Questionada sobre a possibilidade de reduzir as indicações dos partidos por causa do escândalo da Petrobras, a presidente disse que não há uma disputa de políticos versus técnicos e que ninguém está acima do bem ou do mal. "Eu não vou demonizar aqui indicação política. Se vocês querem isso, não contem comigo. É de um simplismo grotesco em um país fazer isso. É não ver um palmo à frente do nariz no resto do mundo", reiterou. Para ela, essa categoria políticos são maus e técnicos são bons, não convence. "Não acho que a corrupção seja uma questão do lugar em que a pessoa está situada." 

Economia 

Para o próximo ano, os brasileiros podem esperar uma reorganização da economia, com medidas drásticas. Segundo a presidente, isso, no entanto, não significa em hipótese alguma reduzir os programas sociais. Segundo ela, as medidas drásticas são como a redução em R$ 8 bilhões do Programa de Sustentação do Investimento (PSI). Ela negou, contudo, as especulações de cortes na ordem de R$ 100 bilhões. "Isso é chute puro. Esse número não foi discutido internamente ainda." 

Caixa Econômica e BNDES 

A presidente admitiu que abrirá o capital da Caixa Econômica Federal, mas reconheceu que isso não será feito agora. "Eu vou (abrir o capital), mas demora", disse. Dilma também reconheceu que o Banco Nacional de Desenvolvimento Econômico e Social (BNDES) exercerá um papel diferente em seu segundo mandato, como adiantou a coluna Brasília-DF. "Precisamos ter uma participação maior dos bancos privados nos processos de financiamento de longo prazo. O país não aguenta esse processo concentrado todo nos bancos públicos." 

Porto em Cuba 

Sobre a decisão dos Estados Unidos de reatar as relações diplomáticas com Cuba, a presidente disse que a melhor forma de se relacionar com a ilha caribenha é o investimento. "Agora que os EUA reconheceram a relação com Cuba, parece que eles (a oposição) sancionaram também a legalidade do nosso empréstimo.

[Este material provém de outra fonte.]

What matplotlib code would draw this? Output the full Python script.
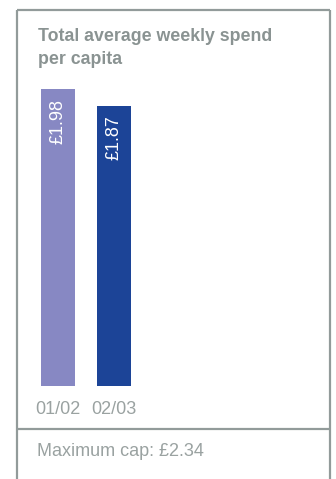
import matplotlib.pyplot as plt
from matplotlib.lines import Line2D

# spend per capita, pounds per week
years = ['01/02', '02/03']
spend = [1.98, 1.87]
value_labels = ['£1.98', '£1.87']
bar_colours = ['#8788c3', '#1c4497']
title = 'Total average weekly spend\nper capita'
footnote = 'Maximum cap: £2.34'

W, H = 336, 479
grey = '#929b9a'
text_grey = '#9aa2a1'

plt.rcParams['font.family'] = ['Liberation Sans', 'DejaVu Sans']

fig = plt.figure(figsize=(W / 100, H / 100), dpi=100)

def px(x0, y0, x1, y1):
    # pixel box (top-left origin) -> figure fraction rect
    return [x0 / W, 1 - y1 / H, (x1 - x0) / W, (y1 - y0) / H]

# frame around the panel
frame = dict(color=grey, lw=1.6, transform=fig.transFigure, solid_capstyle='butt')
fig.add_artist(Line2D([17 / W, 17 / W], [1 - 10 / H, 0], **frame))
fig.add_artist(Line2D([330 / W, 330 / W], [1 - 10 / H, 0], **frame))
fig.add_artist(Line2D([17 / W, 330 / W], [1 - 10 / H, 1 - 10 / H], **frame))
fig.add_artist(Line2D([17 / W, 330 / W], [1 - 429 / H, 1 - 429 / H], **frame))

fig.text(38 / W, 1 - 28 / H, title, ha='left', va='top', fontsize=12.8,
         fontweight='bold', color='#8a9392', linespacing=1.5)
fig.text(37 / W, 1 - 452 / H, footnote, ha='left', va='center',
         fontsize=13, color=text_grey)

# bar area: baseline at y=386 px, 150 px per pound
ax = fig.add_axes(px(17, 80, 331, 386))
pos = range(len(years))
ax.bar(pos, spend, width=34 / 56, color=bar_colours)
ax.set_ylim(0, 306 / 150)
ax.set_xlim(-41 / 56, 273 / 56)

for i, v in enumerate(spend):
    ax.annotate(value_labels[i], (i, v), xytext=(0, -7), textcoords='offset points',
                rotation=90, ha='center', va='top', color='white', fontsize=13)

ax.set_xticks(list(pos))
ax.set_xticklabels(years, fontsize=13, color=text_grey)
ax.tick_params(axis='x', length=0, pad=11)
ax.set_yticks([])
for s in ax.spines.values():
    s.set_visible(False)

fig.savefig('out.png', dpi=100)
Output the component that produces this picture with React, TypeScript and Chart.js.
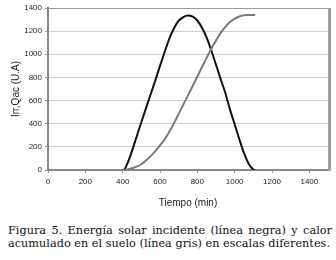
import React, { useEffect, useRef } from "react";
import { Chart, registerables } from "chart.js";

Chart.register(...registerables);

const timeMin = [400, 405, 425, 450, 475, 500, 525, 550, 575, 600, 625, 650, 675, 700, 725, 750, 775, 800, 825, 850, 875, 900, 925, 950, 975, 1000, 1025, 1050, 1075, 1100, 1108];
const irradiance = [0, 0, 55, 165, 290, 413, 535, 655, 775, 900, 1020, 1135, 1225, 1290, 1322, 1335, 1325, 1292, 1230, 1145, 1033, 910, 785, 665, 522, 395, 266, 145, 55, 5, 0];
const heatTime = [400, 410, 425, 450, 475, 500, 525, 550, 575, 600, 625, 650, 675, 700, 725, 750, 775, 800, 825, 850, 875, 900, 925, 950, 975, 1000, 1025, 1050, 1075, 1100, 1110];
const heatAccum = [0, 0, 5, 15, 29, 50, 82, 120, 163, 212, 265, 330, 405, 485, 565, 645, 725, 808, 890, 970, 1050, 1120, 1185, 1237, 1278, 1308, 1327, 1337, 1340, 1340, 1340];
const xTicks = [0, 200, 400, 600, 800, 1000, 1200, 1400];
const yTicks = [0, 200, 400, 600, 800, 1000, 1200, 1400];

const xTitle = "Tiempo (min)";
const yTitle = "Irr,Qac (U.A)";
const captionLine1 = "Figura 5. Energía solar incidente (línea negra) y calor";
const captionLine2 = "acumulado en el suelo (línea gris) en escalas diferentes.";

const framePlugin = {
  id: "frame",
  afterDraw(chart: any) {
    const { ctx, chartArea } = chart;
    ctx.save();
    ctx.strokeStyle = "#9a9a9a";
    ctx.lineWidth = 1;
    ctx.beginPath();
    ctx.moveTo(chartArea.left, chartArea.top + 0.5);
    ctx.lineTo(chartArea.right, chartArea.top + 0.5);
    ctx.stroke();
    ctx.lineWidth = 3;
    ctx.strokeStyle = "#a0a0a0";
    ctx.beginPath();
    ctx.moveTo(chartArea.right + 1.5, chartArea.top);
    ctx.lineTo(chartArea.right + 1.5, chartArea.bottom + 1);
    ctx.stroke();
    ctx.restore();
  },
};

const tickFont = { family: "'Liberation Sans', Arial, sans-serif", size: 8 };
const titleFont = { family: "'Liberation Sans', Arial, sans-serif", size: 10 };

export default function App() {
  const ref = useRef<HTMLCanvasElement | null>(null);

  useEffect(() => {
    document.body.style.margin = "0";
    const canvas = ref.current;
    if (!canvas) return;
    const chart = new Chart(canvas, {
      type: "line",
      data: {
        datasets: [
          {
            label: "Qac",
            data: heatTime.map((t, i) => ({ x: t, y: heatAccum[i] })),
            borderColor: "#7a7a7a",
            borderWidth: 2,
            pointRadius: 0,
            cubicInterpolationMode: "monotone",
            fill: false,
          },
          {
            label: "Irr",
            data: timeMin.map((t, i) => ({ x: t, y: irradiance[i] })),
            borderColor: "#111111",
            borderWidth: 2,
            pointRadius: 0,
            cubicInterpolationMode: "monotone",
            fill: false,
          },
        ],
      },
      options: {
        animation: false,
        responsive: false,
        layout: { padding: { top: 8, right: 8, left: 0, bottom: 0 } },
        plugins: { legend: { display: false }, tooltip: { enabled: false } },
        scales: {
          x: {
            type: "linear",
            min: 0,
            max: 1500,
            afterBuildTicks: (scale: any) => {
              scale.ticks = xTicks.map((v) => ({ value: v }));
            },
            afterFit: (scale: any) => {
              scale.height = 45;
            },
            grid: { drawOnChartArea: false, drawTicks: true, tickLength: 3, color: "#999" },
            border: { display: true, color: "#888", width: 2 },
            ticks: {
              maxRotation: 0,
              autoSkip: false,
              padding: 4,
              color: "#222",
              font: tickFont,
              callback: (v: any) => String(v),
            },
            title: {
              display: true,
              text: xTitle,
              color: "#222",
              padding: { top: 0, bottom: 6 },
              font: titleFont,
            },
          },
          y: {
            type: "linear",
            min: 0,
            max: 1400,
            afterBuildTicks: (scale: any) => {
              scale.ticks = yTicks.map((v) => ({ value: v }));
            },
            afterFit: (scale: any) => {
              scale.width = 48;
            },
            grid: {
              color: (c: any) => (c.tick && c.tick.value === 0 ? "rgba(0,0,0,0)" : "#cfcfcf"),
              tickColor: "#999",
              tickLength: 3,
              lineWidth: 1,
            },
            border: { display: true, color: "#888", width: 2 },
            ticks: {
              padding: 3,
              color: "#222",
              font: tickFont,
              callback: (v: any) => String(v),
            },
            title: {
              display: true,
              text: yTitle,
              color: "#222",
              padding: { top: 10, bottom: 0 },
              font: titleFont,
            },
          },
        },
      },
      plugins: [framePlugin],
    } as any);
    return () => chart.destroy();
  }, []);

  return (
    <div style={{ position: "fixed", left: 0, top: 0, width: 336, height: 260, background: "#fff", overflow: "hidden" }}>
      <canvas ref={ref} width={336} height={215} style={{ display: "block", width: 336, height: 215 }} />
      <div
        style={{
          position: "absolute",
          left: 8,
          top: 224,
          width: 324,
          fontFamily: "'DejaVu Serif', serif",
          fontSize: 11.3,
          lineHeight: "13px",
          color: "#111",
        }}
      >
        <div style={{ textAlign: "justify", textAlignLast: "justify" }}>{captionLine1}</div>
        <div style={{ whiteSpace: "nowrap" }}>{captionLine2}</div>
      </div>
    </div>
  );
}
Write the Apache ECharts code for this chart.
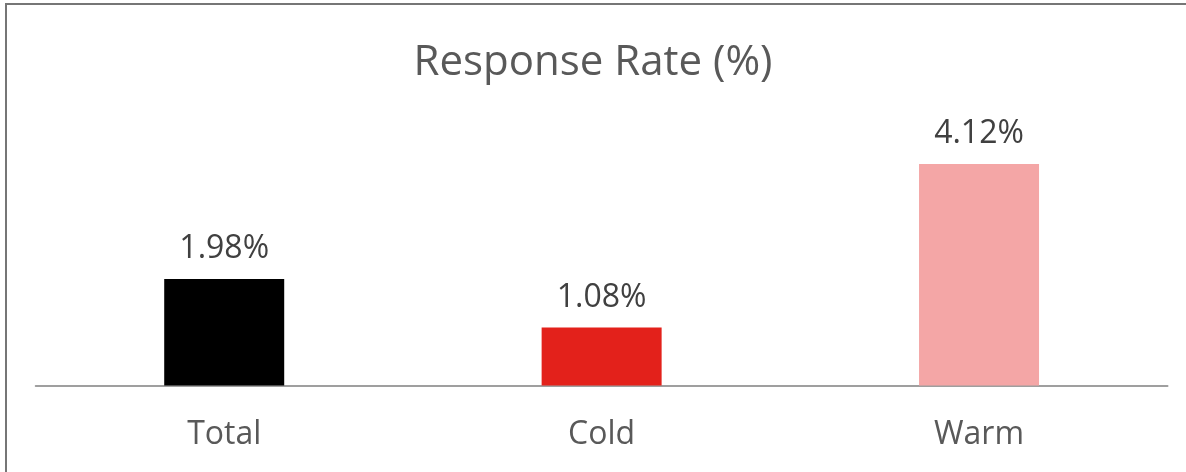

É ridículo isso, gente, vocês me desculpem. Mas é ridículo não ser capaz de ter autonomia num país desta envergadura. (.) A melhor forma de se relacionar com Cuba não é o bloqueio, é o investimento. Agora que o porto é mais perto da Flórida, ficou um "must"", arrematou. 

Impeachment 

Em uma repetição do discurso de que prega o republicanismo, a presidente acrescentou uma crítica aos que pedem o impeachment dela. Segundo Dilma, uma campanha eleitoral num regime democrático não é uma guerra, não tem a figura do vencido. "Acho que tem de saber perder, essa história de querer provocar impeachment a cada virada do ponteiro do relógio é pouco ultrapassada, eu diria. É ultrapassado, porque cabia no Brasil dos anos 1980, dos anos 1990, não cabe no Brasil desta década", disse.